Jamaah yang dirahmati Allah,
Sejarah bangsa Indonesia menunjukkan bahwa kemerdekaan dan kedaulatan negara
ini tidak diperoleh dengan mudah. Ia adalah buah dari perjuangan panjang para
pahlawan, termasuk para ulama dan santri yang tidak sedikit mengorbankan nyawa demi berdirinya NKRI. Maka mempertahankan
persatuan bangsa adalah bentuk penghormatan kepada para syuhada yang
telah gugur, dan juga bentuk ketaatan kepada
Allah dalam menjaga
amanah sejarah. Kita tidak boleh lengah,
apalagi sampai menjadi
bagian dari perusak bangunan besar ini hanya karena
kepentingan pribadi, kelompok, atau karena perbedaan pandangan politik.
Apabila kita ingin
melihat Indonesia terus
berdiri kokoh, maka jaga ukhuwah, jaga lisan dari fitnah, dan jaga
hati dari prasangka buruk.
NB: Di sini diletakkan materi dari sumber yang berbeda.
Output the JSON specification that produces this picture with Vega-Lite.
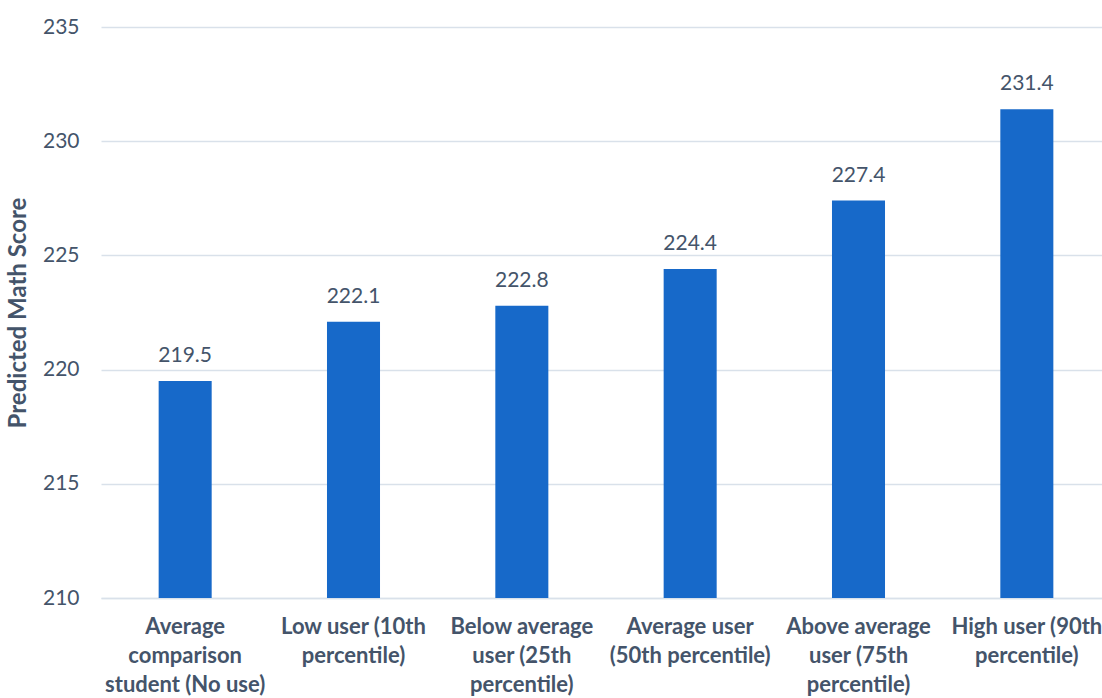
{
  "$schema": "https://vega.github.io/schema/vega-lite/v6.json",
  "width": 1010,
  "height": 571,
  "autosize": "none",
  "padding": {"left": 101, "top": 27, "right": 0, "bottom": 100},
  "background": "white",
  "config": {"view": {"stroke": null}, "font": "Lato"},
  "data": {"values": [
    {"category": "Average comparison student (No use)", "score": 219.5},
    {"category": "Low user (10th percentile)", "score": 222.1},
    {"category": "Below average user (25th percentile)", "score": 222.8},
    {"category": "Average user (50th percentile)", "score": 224.4},
    {"category": "Above average user (75th percentile)", "score": 227.4},
    {"category": "High user (90th percentile)", "score": 231.4}
  ]},
  "encoding": {
    "x": {"field": "category", "type": "nominal", "sort": null,
      "scale": {"paddingInner": 0.685, "paddingOuter": 0.3425},
      "axis": {"title": null, "labelAngle": 0, "ticks": false, "domain": true,
        "domainColor": "#D9E1EA", "domainWidth": 1.5,
        "labelFont": "Lato", "labelFontSize": 22, "labelFontWeight": "bold", "labelColor": "#44546A",
        "labelPadding": 18, "labelLineHeight": 29, "labelLimit": 220,
        "labelExpr": "datum.label == 'Average comparison student (No use)' ? ['Average','comparison','student (No use)'] : datum.label == 'Low user (10th percentile)' ? ['Low user (10th','percentile)'] : datum.label == 'Below average user (25th percentile)' ? ['Below average','user (25th','percentile)'] : datum.label == 'Average user (50th percentile)' ? ['Average user','(50th percentile)'] : datum.label == 'Above average user (75th percentile)' ? ['Above average','user (75th','percentile)'] : ['High user (90th','percentile)']"}},
    "y": {"field": "score", "type": "quantitative",
      "scale": {"domain": [210, 235], "zero": false, "nice": false},
      "axis": {"values": [210, 215, 220, 225, 230, 235], "title": "Predicted Math Score",
        "titleFont": "Lato", "titleFontSize": 24, "titleFontWeight": "bold", "titleColor": "#44546A",
        "titlePadding": 12,
        "domain": false, "ticks": false, "grid": true, "gridColor": "#D9E1EA", "gridWidth": 1.5,
        "labelFont": "Lato", "labelFontSize": 21, "labelColor": "#44546A", "labelPadding": 22}}
  },
  "layer": [
    {"mark": {"type": "bar", "color": "#1769C9", "clip": true}},
    {"mark": {"type": "text", "dy": -25, "fontSize": 21, "color": "#44546A", "font": "Lato"},
      "encoding": {"text": {"field": "score", "type": "quantitative", "format": ".1f"}}}
  ]
}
Jangan saling menuding, jangan saling menjatuhkan,
dan jangan mudah diadu domba. Sebab, musuh-musuh umat Islam dan bangsa ini tidak perlu
bersusah payah menghancurkan
negeri ini, jika kita sendiri yang saling mencabik persaudaraan.
Wahai manusia! Sesungguhnya Kami telah menciptakan kamu dari seorang
laki-laki dan seorang perempuan, lalu Kami jadikan
kamu berbangsa-bangsa dan bersuku-suku agar kamu saling mengenal. Sungguh,
yang paling mulia di
antara kamu di sisi Allah ialah orang yang paling bertakwa. Sungguh, Allah Maha
Mengetahui, Maha Mengenal.
Ayat tersebut menegaskan bahwa perbedaan suku dan bangsa bukan alasan untuk saling merendahkan, melainkan
untuk saling mengenal dan membangun kedekatan dalam kebajikan. Maka
nasionalisme yang dibingkai dengan takwa adalah
ekspresi luhur dari keimanan yang matang.
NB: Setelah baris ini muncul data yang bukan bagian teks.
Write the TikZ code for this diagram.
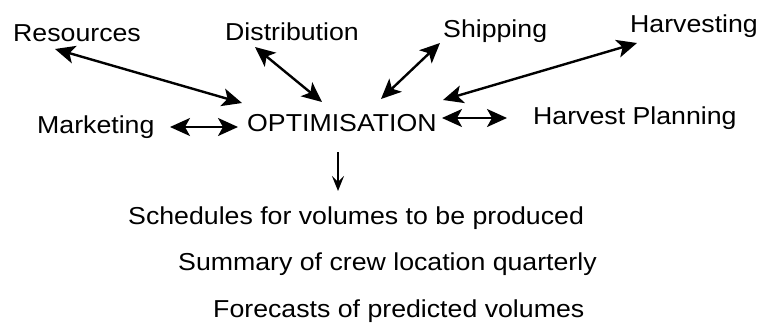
\documentclass[tikz,border=0pt]{standalone}
\usepackage{fontspec}
\setmainfont{Liberation Sans}[FakeStretch=1.09]
\usetikzlibrary{arrows.meta}
\begin{document}
\begin{tikzpicture}[x=1pt,y=-1pt,
  lbl/.style={anchor=base west,inner sep=0pt,font=\fontsize{24.5}{28}\selectfont},
  link/.style={line width=2.4pt,>={Stealth[length=20pt,width=18pt,inset=5pt]},<->},
  outp/.style={line width=1.6pt,>={Stealth[length=15pt,width=12pt,inset=6pt]},->}]
\useasboundingbox (0,0) rectangle (760,324);
\node[lbl] (res) at (13,41.7) {Resources};
\node[lbl] (dis) at (225,40) {Distribution};
\node[lbl] (shp) at (443,37) {Shipping};
\node[lbl] (hrv) at (630,32) {Harvesting};
\node[lbl] (mkt) at (37,133) {Marketing};
\node[lbl] (opt) at (247,131) {OPTIMISATION};
\node[lbl] (hp)  at (533,124) {Harvest Planning};
\node[lbl] (sch) at (128,224) {Schedules for volumes to be produced};
\node[lbl] (sum) at (178,270) {Summary of crew location quarterly};
\node[lbl] (fc)  at (213,317) {Forecasts of predicted volumes};
\draw[link] ([shift={(42,7.3)}]res.base west) -- ([shift={(-5,-28)}]opt.base west);
\draw[link] ([shift={(30,7)}]dis.base west) -- ([shift={(75,-29)}]opt.base west);
\draw[link] ([shift={(-3,6)}]shp.base west) -- ([shift={(134,-32)}]opt.base west);
\draw[link] ([shift={(7,11)}]hrv.base west) -- ([shift={(196,-31)}]opt.base west);
\draw[link,line width=2pt] ([shift={(133,-6)}]mkt.base west) -- ([shift={(-9,-4)}]opt.base west);
\draw[link,line width=2pt] ([shift={(195,-13)}]opt.base west) -- ([shift={(-26,-6)}]hp.base west);
\draw[outp] ([shift={(91,21)}]opt.base west) -- ([shift={(210,-33)}]sch.base west);
\end{tikzpicture}
\end{document}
Dari mimbar ini, izinkan khatib mengajak jamaah sekalian: mari kita perbarui komitmen kita terhadap negeri ini. Bukan sekadar loyalitas politik, tetapi tanggung jawab moral dan keimanan. Mari kita syukuri kemerdekaan ini dengan mempererat persaudaraan, memperkuat toleransi, dan mengisi ruang- ruang publik dengan akhlak yang mulia. Karena tidak akan ada peradaban besar tanpa fondasi yang kokoh berupa persatuan dan kedamaian.